▸ Given instruction:
All of the data needs to be repeated exactly.

▸ Given material:
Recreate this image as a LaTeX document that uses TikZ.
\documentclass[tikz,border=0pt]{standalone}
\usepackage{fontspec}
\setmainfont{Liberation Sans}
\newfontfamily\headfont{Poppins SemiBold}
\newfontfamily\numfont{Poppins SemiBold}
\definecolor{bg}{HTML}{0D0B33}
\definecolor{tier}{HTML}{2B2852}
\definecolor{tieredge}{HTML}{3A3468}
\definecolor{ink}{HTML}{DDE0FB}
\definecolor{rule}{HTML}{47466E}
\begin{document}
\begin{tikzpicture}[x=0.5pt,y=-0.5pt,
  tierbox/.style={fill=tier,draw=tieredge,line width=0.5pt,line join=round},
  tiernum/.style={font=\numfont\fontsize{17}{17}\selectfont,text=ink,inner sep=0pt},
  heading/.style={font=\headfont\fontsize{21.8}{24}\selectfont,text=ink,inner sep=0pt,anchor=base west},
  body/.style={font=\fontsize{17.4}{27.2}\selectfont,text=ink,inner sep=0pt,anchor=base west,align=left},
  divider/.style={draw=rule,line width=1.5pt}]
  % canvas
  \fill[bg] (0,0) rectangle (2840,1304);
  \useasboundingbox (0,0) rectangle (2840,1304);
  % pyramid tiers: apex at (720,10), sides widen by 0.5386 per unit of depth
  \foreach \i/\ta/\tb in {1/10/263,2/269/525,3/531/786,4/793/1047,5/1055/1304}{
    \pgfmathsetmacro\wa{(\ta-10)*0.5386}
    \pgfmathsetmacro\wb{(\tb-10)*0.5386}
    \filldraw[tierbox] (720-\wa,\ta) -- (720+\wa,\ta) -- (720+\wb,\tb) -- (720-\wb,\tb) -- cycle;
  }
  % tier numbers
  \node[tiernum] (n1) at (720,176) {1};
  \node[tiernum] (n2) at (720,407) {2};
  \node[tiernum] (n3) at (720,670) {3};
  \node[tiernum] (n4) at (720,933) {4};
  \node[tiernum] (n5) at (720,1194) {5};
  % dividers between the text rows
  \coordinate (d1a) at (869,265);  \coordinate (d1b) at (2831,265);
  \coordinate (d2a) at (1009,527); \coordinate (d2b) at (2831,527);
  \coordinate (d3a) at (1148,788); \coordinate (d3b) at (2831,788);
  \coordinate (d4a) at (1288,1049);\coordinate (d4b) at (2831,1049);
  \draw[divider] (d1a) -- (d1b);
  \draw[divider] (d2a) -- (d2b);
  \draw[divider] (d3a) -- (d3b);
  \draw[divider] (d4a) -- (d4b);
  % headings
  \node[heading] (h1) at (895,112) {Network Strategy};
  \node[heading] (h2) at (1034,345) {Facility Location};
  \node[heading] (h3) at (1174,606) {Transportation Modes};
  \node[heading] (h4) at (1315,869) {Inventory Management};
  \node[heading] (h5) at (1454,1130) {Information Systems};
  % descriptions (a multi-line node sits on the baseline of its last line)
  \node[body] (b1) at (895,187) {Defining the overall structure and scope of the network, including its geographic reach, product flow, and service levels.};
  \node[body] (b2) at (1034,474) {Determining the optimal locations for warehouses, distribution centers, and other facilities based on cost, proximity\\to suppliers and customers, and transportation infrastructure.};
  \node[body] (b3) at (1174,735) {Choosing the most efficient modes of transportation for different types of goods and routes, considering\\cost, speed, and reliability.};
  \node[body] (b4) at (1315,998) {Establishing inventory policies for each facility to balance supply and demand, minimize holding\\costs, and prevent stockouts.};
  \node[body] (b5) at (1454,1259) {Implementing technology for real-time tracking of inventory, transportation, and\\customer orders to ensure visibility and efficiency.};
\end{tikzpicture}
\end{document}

▸ The completed task:
Recreate this image as a LaTeX document that uses TikZ.
\documentclass[tikz,border=0pt]{standalone}
\usepackage{fontspec}
\setmainfont{Liberation Sans}
\newfontfamily\headfont{Poppins SemiBold}
\newfontfamily\numfont{Poppins SemiBold}
\definecolor{bg}{HTML}{0D0B33}
\definecolor{tier}{HTML}{2B2852}
\definecolor{tieredge}{HTML}{3A3468}
\definecolor{ink}{HTML}{DDE0FB}
\definecolor{rule}{HTML}{47466E}
\begin{document}
\begin{tikzpicture}[x=0.5pt,y=-0.5pt,
  tierbox/.style={fill=tier,draw=tieredge,line width=0.5pt,line join=round},
  tiernum/.style={font=\numfont\fontsize{17}{17}\selectfont,text=ink,inner sep=0pt},
  heading/.style={font=\headfont\fontsize{21.8}{24}\selectfont,text=ink,inner sep=0pt,anchor=base west},
  body/.style={font=\fontsize{17.4}{27.2}\selectfont,text=ink,inner sep=0pt,anchor=base west,align=left},
  divider/.style={draw=rule,line width=1.5pt}]
  % canvas
  \fill[bg] (0,0) rectangle (2840,1304);
  \useasboundingbox (0,0) rectangle (2840,1304);
  % pyramid tiers: apex at (720,10), sides widen by 0.5386 per unit of depth
  \foreach \i/\ta/\tb in {1/10/263,2/269/525,3/531/786,4/793/1047,5/1055/1304}{
    \pgfmathsetmacro\wa{(\ta-10)*0.5386}
    \pgfmathsetmacro\wb{(\tb-10)*0.5386}
    \filldraw[tierbox] (720-\wa,\ta) -- (720+\wa,\ta) -- (720+\wb,\tb) -- (720-\wb,\tb) -- cycle;
  }
  % tier numbers
  \node[tiernum] (n1) at (720,176) {1};
  \node[tiernum] (n2) at (720,407) {2};
  \node[tiernum] (n3) at (720,670) {3};
  \node[tiernum] (n4) at (720,933) {4};
  \node[tiernum] (n5) at (720,1194) {5};
  % dividers between the text rows
  \coordinate (d1a) at (869,265);  \coordinate (d1b) at (2831,265);
  \coordinate (d2a) at (1009,527); \coordinate (d2b) at (2831,527);
  \coordinate (d3a) at (1148,788); \coordinate (d3b) at (2831,788);
  \coordinate (d4a) at (1288,1049);\coordinate (d4b) at (2831,1049);
  \draw[divider] (d1a) -- (d1b);
  \draw[divider] (d2a) -- (d2b);
  \draw[divider] (d3a) -- (d3b);
  \draw[divider] (d4a) -- (d4b);
  % headings
  \node[heading] (h1) at (895,112) {Network Strategy};
  \node[heading] (h2) at (1034,345) {Facility Location};
  \node[heading] (h3) at (1174,606) {Transportation Modes};
  \node[heading] (h4) at (1315,869) {Inventory Management};
  \node[heading] (h5) at (1454,1130) {Information Systems};
  % descriptions (a multi-line node sits on the baseline of its last line)
  \node[body] (b1) at (895,187) {Defining the overall structure and scope of the network, including its geographic reach, product flow, and service levels.};
  \node[body] (b2) at (1034,474) {Determining the optimal locations for warehouses, distribution centers, and other facilities based on cost, proximity\\to suppliers and customers, and transportation infrastructure.};
  \node[body] (b3) at (1174,735) {Choosing the most efficient modes of transportation for different types of goods and routes, considering\\cost, speed, and reliability.};
  \node[body] (b4) at (1315,998) {Establishing inventory policies for each facility to balance supply and demand, minimize holding\\costs, and prevent stockouts.};
  \node[body] (b5) at (1454,1259) {Implementing technology for real-time tracking of inventory, transportation, and\\customer orders to ensure visibility and efficiency.};
\end{tikzpicture}
\end{document}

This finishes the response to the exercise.